Open letter to the chair of the Judicial Committee in the Vermont State Senate on relative incarceration rates and marijuana:


Hello,
Would it be possible to push this up to a matter of state security and constitutional crisis? I do not have access to Vermont's statistics on incarceration, but after adjustment for those incarcerated solely on the virtue of marijuana charges and then number of marijuana smokers per capita, all data readily available on a national scale, it became apparent that the amount of incarceration in the marijuana smoking community is less than that of the alcohol drinking community, and only slightly higher than those who consume no substances whatsoever, if at all. Both alcohol and marijuana using communities have 10X less incarceration than users of other hard narcotics for which statistics are collected for.

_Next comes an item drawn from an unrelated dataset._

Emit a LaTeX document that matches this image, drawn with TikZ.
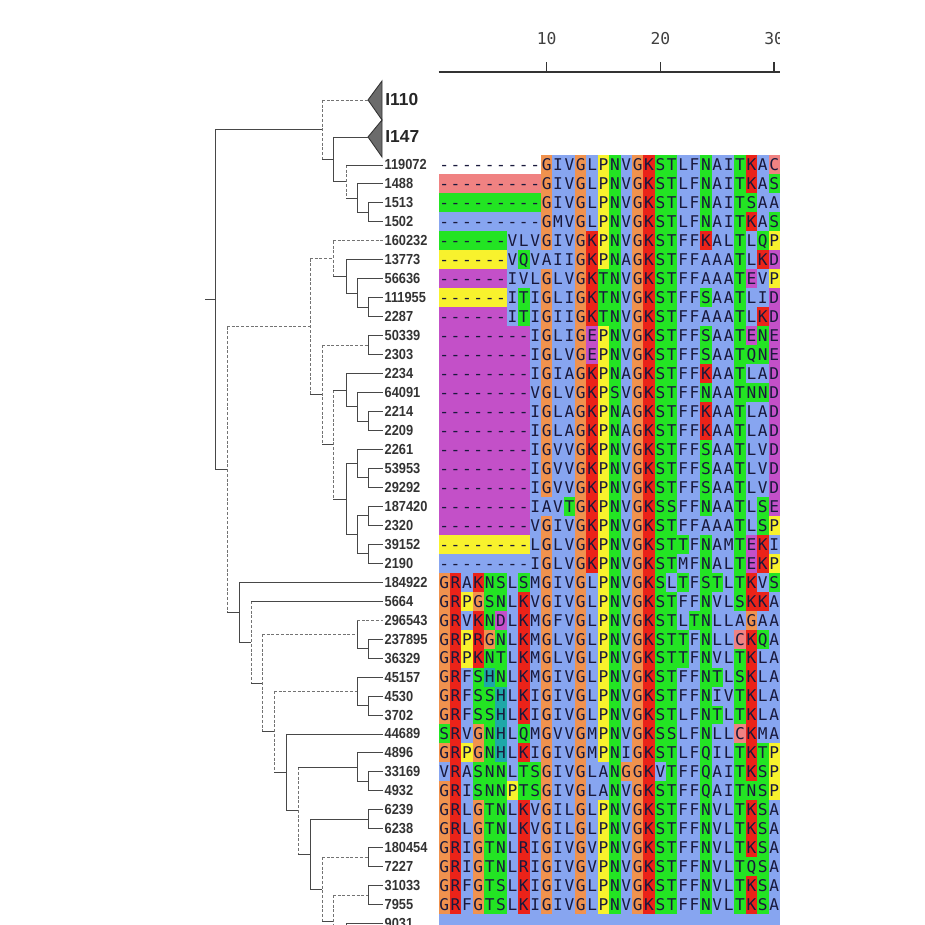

Combined with the national study on road safety and marijuana use which shows that marijuana use fatalities are the same as those who do not drink or drug (it is known that Vermont does have a weird anomaly which has more marijuana related fatalities than federal statistics, though the trend remains steady in our state), the implication is that every year there are 10's of thousands of unnecessary automobile deaths, even with only a modest substitution factor in relation to marijuana use and alcohol or other drugs (which, given the trajectory since the 1970's when around 90% of users of marijuana also used other narcotics to today, with the 50-50 point being reached in the 1990's, today hard drug use among marijuana users is lower than the national hard drug use in the 1980's and low enough to show the logical fallacy in the gateway theory, can be assumed to be much greater than modest). Finally, I do not believe there are constitutional grounds for incarcerating a community of people who do not commit crimes in a greater amount than the general population (or at all, if there is no evidence of causality between the group identity, such as a gang, religion, or drug use, and the crime which could be economic, violent, or mischievous in nature). If sources are needed, I am happy to supply them. Furthermore, if there are Vermont specific statistics which either confirm, do not match (as happened with the traffic fatalities), or directly conflict with federal statistics, please inform me, this would be useful for my recreational marijuana community on googleplus.